Idea 1
Power, Control, and Legacy in the Redstone Empire
What happens when family control, personal passion, and immense corporate empire collide? The saga of Sumner Redstone, CBS, and Viacom is a study of the intersection between private trust and public governance, where boardrooms, bedrooms, and courtrooms become indistinguishable. The story is not only about one man’s dominance but also about how structures of control—trusts, contracts, and loyalty networks—shape multibillion-dollar companies long after their founders are gone.
At its core, this tale traces the rise, chaos, and eventual reform of a media dynasty spanning decades. From Sumner’s theater-chain beginnings to his control of Viacom and CBS, you watch how private family instruments, estate planning, romantic entanglements, and legal drama came to define corporate America’s limits and possibilities. (Note: Like Ron Chernow’s study of Rockefeller, this narrative treats corporate power as deeply human—driven by personality as much as profit.)
The architecture of control
Sumner’s control flowed through a family holding company, National Amusements, and a trust created after his 2002 divorce. Despite being publicly traded, Viacom and CBS were privately ruled: whoever commanded the trust commanded the companies. Trustees like Philippe Dauman and George Abrams served as both legal gatekeepers and political actors. When his daughter Shari Redstone later replaced them in 2016, the empire’s internal constitution shifted overnight—proof that ultimate authority could lie outside the boardroom.

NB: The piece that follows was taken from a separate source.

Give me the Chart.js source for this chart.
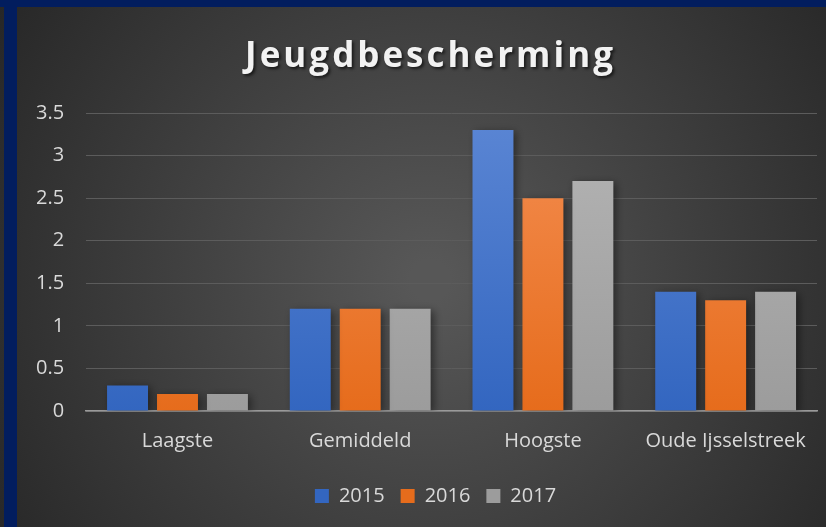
<!DOCTYPE html>
<html>
<head>
<meta charset="utf-8">
<script src="https://cdn.jsdelivr.net/npm/chart.js@4"></script>
<style>
  html, body { margin: 0; padding: 0; background: #2a2a2a; }
  #wrap { width: 826px; height: 527px; }
</style>
</head>
<body>
<div id="wrap"><canvas id="jeugdChart" width="826" height="527"></canvas></div>
<script>
const categories = ["Laagste", "Gemiddeld", "Hoogste", "Oude Ijsselstreek"];
const years = ["2015", "2016", "2017"];
const values2015 = [0.3, 1.2, 3.3, 1.4];
const values2016 = [0.2, 1.2, 2.5, 1.3];
const values2017 = [0.2, 1.2, 2.7, 1.4];
const yTicks = [0, 0.5, 1, 1.5, 2, 2.5, 3, 3.5];

const textColor = "#d9d9d9";

function barGradient(top, bottom) {
  return function (c) {
    const area = c.chart.chartArea;
    if (!area) return bottom;
    const g = c.chart.ctx.createLinearGradient(0, area.top, 0, area.bottom);
    g.addColorStop(0, top);
    g.addColorStop(1, bottom);
    return g;
  };
}

// dark radial background plus the navy frame
const backdrop = {
  id: "backdrop",
  beforeDraw(chart) {
    const ctx = chart.ctx;
    const w = chart.width, h = chart.height;
    ctx.save();
    const g = ctx.createRadialGradient(430, 280, 20, 430, 280, 520);
    g.addColorStop(0, "#575757");
    g.addColorStop(1, "#262626");
    ctx.fillStyle = g;
    ctx.fillRect(0, 0, w, h);
    ctx.fillStyle = "#021d5e";
    ctx.fillRect(0, 0, w, 7);
    ctx.fillRect(4, 0, 13, h);
    ctx.restore();
  },
  beforeDatasetsDraw(chart) {
    const ctx = chart.ctx;
    ctx.save();
    ctx.shadowColor = "rgba(0,0,0,0.45)";
    ctx.shadowBlur = 8;
    ctx.shadowOffsetX = 3;
    ctx.shadowOffsetY = 2;
  },
  afterDatasetsDraw(chart) {
    chart.ctx.restore();
  }
};

const chart = new Chart(document.getElementById("jeugdChart"), {
  type: "bar",
  data: {
    labels: categories,
    datasets: [
      { label: years[0], data: values2015, backgroundColor: barGradient("#5b86d4", "#3366c0") },
      { label: years[1], data: values2016, backgroundColor: barGradient("#f48e52", "#e66c1c") },
      { label: years[2], data: values2017, backgroundColor: barGradient("#b5b5b5", "#9c9c9c") }
    ]
  },
  options: {
    responsive: false,
    animation: false,
    devicePixelRatio: 1,
    layout: { padding: { left: 14, right: 9, top: 0, bottom: 11 } },
    datasets: {
      bar: { categoryPercentage: 0.82, barPercentage: 0.82 }
    },
    scales: {
      x: {
        grid: { display: false, drawTicks: false },
        border: { color: "#9a9a9a", width: 1.5 },
        ticks: { color: textColor, font: { family: "Open Sans", size: 20 }, padding: 18 },
        afterFit(axis) { axis.height -= 1; }
      },
      y: {
        min: 0,
        max: 3.5,
        afterBuildTicks(axis) { axis.ticks = yTicks.map(v => ({ value: v })); },
        grid: { color: "#5c5c5c", drawTicks: false },
        border: { display: false },
        ticks: {
          color: textColor,
          font: { family: "Open Sans", size: 20 },
          padding: 22,
          callback: v => String(v)
        }
      }
    },
    plugins: {
      title: {
        display: true,
        text: "Jeugdbescherming",
        color: "#f2f2f2",
        font: { family: "Open Sans", size: 35, weight: "bold" },
        padding: { top: 36, bottom: 35 }
      },
      legend: {
        position: "bottom",
        labels: {
          color: textColor,
          font: { family: "Open Sans", size: 20 },
          boxWidth: 14,
          boxHeight: 14,
          padding: 16
        }
      },
      tooltip: { enabled: false }
    }
  },
  plugins: [backdrop]
});

// title: letter spacing, soft shadow, nudged right like the original
const tb = chart.titleBlock;
const titleDraw = tb.draw.bind(tb);
tb.draw = function () {
  const ctx = chart.ctx;
  ctx.save();
  ctx.translate(15, 0);
  ctx.letterSpacing = "3px";
  ctx.shadowColor = "rgba(0,0,0,0.6)";
  ctx.shadowBlur = 3;
  ctx.shadowOffsetX = 2;
  ctx.shadowOffsetY = 2;
  titleDraw();
  ctx.restore();
};

// legend sits a bit right of the canvas centre too
const lg = chart.legend;
const legendDraw = lg.draw.bind(lg);
lg.draw = function () {
  const ctx = chart.ctx;
  ctx.save();
  ctx.translate(20, 0);
  legendDraw();
  ctx.restore();
};
chart.draw();
</script>
</body>
</html>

The personal becoming political
Sumner’s romantic and personal relationships—his marriages, mistresses, and beneficiaries—spilled relentlessly into business decisions. Women like Manuela Herzer, Sydney Holland, and Heather Naylor influenced programming choices, appointments, and even financial transfers approaching tens of millions of dollars. At one point, MTV was pressured to promote Naylor’s pop group The Electric Barbarellas despite internal resistance. His desires altered the network’s output, stock price, and internal ethics.
Gifts, estate rewrites, and stock sales blurred boundaries between personal affection and fiduciary duty. When $90 million left his accounts in 2014—half to Holland, half to Herzer—accusations of undue influence and elder abuse emerged. The resulting lawsuits exposed how household politics and corporate governance intertwine when one fragile patriarch controls everything.
Family schism and governance conflict
As Sumner’s health failed, Shari Redstone began to assert control, positioning herself against former loyalists like Dauman. Through strategic trustee replacement and legal maneuvering, she blocked a proposed sale of 49% of Paramount Pictures to Dalian Wanda and realigned boards at both Viacom and CBS. Her actions illustrated how family shareholders can outmaneuver CEOs by leveraging private control rights embedded in trust documents.
The Struggle at Viacom’s board became a case study in control mechanics. When Dauman sued alleging Sumner’s incapacity, the courts turned into staging grounds for competing narratives—one insisting that Sumner was lucid, another stressing vulnerability and manipulation. For scholars and practitioners of corporate law, the case illuminated the fragility of independence in dual-class companies dominated by a patriarchal shareholder.
The reckoning at CBS and #MeToo
Parallel to the Redstone family wars came a broader reckoning in power and accountability: the #MeToo movement. The downfall of Les Moonves, CBS’s longtime CEO, mirrored Redstone’s personal chaos in a different register. Investigations spearheaded by journalists like Ronan Farrow and law firms like Debevoise & Plimpton revealed how misconduct, denial, and contractual loopholes allowed predatory behavior to persist inside one of America’s largest networks. This era transformed #MeToo from cultural outrage to a governance revolution that forced boards to define ethical leadership.
Legacy and transformation
Ultimately, Shari Redstone reconstructed the corporate empire her father built. She merged CBS and Viacom under new leadership (Bob Bakish) and pursued a streaming-focused, inclusive culture. Yet, even as reforms followed, the Redstone saga left a sobering lesson: control, unchecked, corrodes judgment. Whether through trust instruments or ego-driven contracts, concentrated power always bends governance toward personal theater.
Core takeaway
This story reveals how personal ambition, legal design, and cultural change interact. You see that power—whether in a patriarch’s hands or a board’s charter—is never neutral. It must be checked by transparency, independence, and humanity, or it will metastasize into crisis.